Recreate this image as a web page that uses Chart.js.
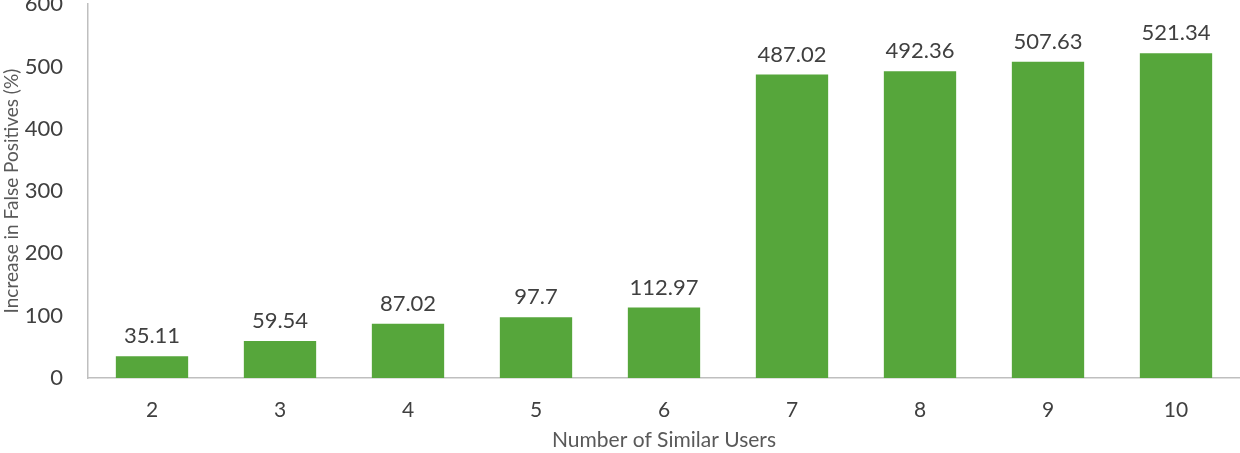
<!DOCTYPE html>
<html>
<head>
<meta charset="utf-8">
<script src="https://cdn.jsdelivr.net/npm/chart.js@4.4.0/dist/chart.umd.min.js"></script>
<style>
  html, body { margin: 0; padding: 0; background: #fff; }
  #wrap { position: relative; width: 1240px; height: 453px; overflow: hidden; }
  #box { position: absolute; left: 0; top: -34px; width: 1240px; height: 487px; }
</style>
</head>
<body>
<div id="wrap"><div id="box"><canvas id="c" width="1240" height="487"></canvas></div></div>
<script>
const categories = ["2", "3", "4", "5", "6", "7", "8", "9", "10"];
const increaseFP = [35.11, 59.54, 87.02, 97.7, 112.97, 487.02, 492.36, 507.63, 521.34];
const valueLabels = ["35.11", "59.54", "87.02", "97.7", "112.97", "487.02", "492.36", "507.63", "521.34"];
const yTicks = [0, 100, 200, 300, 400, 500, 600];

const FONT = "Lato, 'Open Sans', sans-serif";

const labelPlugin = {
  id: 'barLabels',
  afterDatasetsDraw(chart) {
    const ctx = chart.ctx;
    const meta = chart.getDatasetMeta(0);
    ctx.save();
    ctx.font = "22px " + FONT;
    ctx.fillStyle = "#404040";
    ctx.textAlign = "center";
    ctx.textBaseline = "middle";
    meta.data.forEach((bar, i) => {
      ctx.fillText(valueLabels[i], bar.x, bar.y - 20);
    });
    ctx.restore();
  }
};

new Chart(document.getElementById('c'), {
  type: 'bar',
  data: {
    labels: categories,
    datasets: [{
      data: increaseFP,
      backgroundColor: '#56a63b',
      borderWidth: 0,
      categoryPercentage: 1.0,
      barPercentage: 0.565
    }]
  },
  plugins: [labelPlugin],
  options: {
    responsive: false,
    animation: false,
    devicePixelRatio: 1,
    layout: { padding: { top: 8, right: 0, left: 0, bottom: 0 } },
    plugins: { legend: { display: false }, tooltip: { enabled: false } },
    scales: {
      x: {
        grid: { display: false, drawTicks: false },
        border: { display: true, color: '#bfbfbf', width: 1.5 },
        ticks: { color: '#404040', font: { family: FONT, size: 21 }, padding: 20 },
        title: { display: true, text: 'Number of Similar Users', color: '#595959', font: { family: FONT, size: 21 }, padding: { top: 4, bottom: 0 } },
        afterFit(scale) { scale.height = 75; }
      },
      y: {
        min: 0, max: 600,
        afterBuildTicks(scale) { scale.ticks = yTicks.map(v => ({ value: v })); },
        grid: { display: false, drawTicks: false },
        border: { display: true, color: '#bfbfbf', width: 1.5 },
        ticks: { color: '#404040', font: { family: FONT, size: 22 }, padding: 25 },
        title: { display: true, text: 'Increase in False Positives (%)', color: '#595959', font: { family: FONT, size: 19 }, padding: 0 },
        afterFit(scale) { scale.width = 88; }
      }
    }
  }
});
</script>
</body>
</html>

GOAL
Copy the material exactly. Do not include the pictures.

SOLUTION TO THIS EXERCISE
Recreate this image as a web page that uses Chart.js.
<!DOCTYPE html>
<html>
<head>
<meta charset="utf-8">
<script src="https://cdn.jsdelivr.net/npm/chart.js@4.4.0/dist/chart.umd.min.js"></script>
<style>
  html, body { margin: 0; padding: 0; background: #fff; }
  #wrap { position: relative; width: 1240px; height: 453px; overflow: hidden; }
  #box { position: absolute; left: 0; top: -34px; width: 1240px; height: 487px; }
</style>
</head>
<body>
<div id="wrap"><div id="box"><canvas id="c" width="1240" height="487"></canvas></div></div>
<script>
const categories = ["2", "3", "4", "5", "6", "7", "8", "9", "10"];
const increaseFP = [35.11, 59.54, 87.02, 97.7, 112.97, 487.02, 492.36, 507.63, 521.34];
const valueLabels = ["35.11", "59.54", "87.02", "97.7", "112.97", "487.02", "492.36", "507.63", "521.34"];
const yTicks = [0, 100, 200, 300, 400, 500, 600];

const FONT = "Lato, 'Open Sans', sans-serif";

const labelPlugin = {
  id: 'barLabels',
  afterDatasetsDraw(chart) {
    const ctx = chart.ctx;
    const meta = chart.getDatasetMeta(0);
    ctx.save();
    ctx.font = "22px " + FONT;
    ctx.fillStyle = "#404040";
    ctx.textAlign = "center";
    ctx.textBaseline = "middle";
    meta.data.forEach((bar, i) => {
      ctx.fillText(valueLabels[i], bar.x, bar.y - 20);
    });
    ctx.restore();
  }
};

new Chart(document.getElementById('c'), {
  type: 'bar',
  data: {
    labels: categories,
    datasets: [{
      data: increaseFP,
      backgroundColor: '#56a63b',
      borderWidth: 0,
      categoryPercentage: 1.0,
      barPercentage: 0.565
    }]
  },
  plugins: [labelPlugin],
  options: {
    responsive: false,
    animation: false,
    devicePixelRatio: 1,
    layout: { padding: { top: 8, right: 0, left: 0, bottom: 0 } },
    plugins: { legend: { display: false }, tooltip: { enabled: false } },
    scales: {
      x: {
        grid: { display: false, drawTicks: false },
        border: { display: true, color: '#bfbfbf', width: 1.5 },
        ticks: { color: '#404040', font: { family: FONT, size: 21 }, padding: 20 },
        title: { display: true, text: 'Number of Similar Users', color: '#595959', font: { family: FONT, size: 21 }, padding: { top: 4, bottom: 0 } },
        afterFit(scale) { scale.height = 75; }
      },
      y: {
        min: 0, max: 600,
        afterBuildTicks(scale) { scale.ticks = yTicks.map(v => ({ value: v })); },
        grid: { display: false, drawTicks: false },
        border: { display: true, color: '#bfbfbf', width: 1.5 },
        ticks: { color: '#404040', font: { family: FONT, size: 22 }, padding: 25 },
        title: { display: true, text: 'Increase in False Positives (%)', color: '#595959', font: { family: FONT, size: 19 }, padding: 0 },
        afterFit(scale) { scale.width = 88; }
      }
    }
  }
});
</script>
</body>
</html>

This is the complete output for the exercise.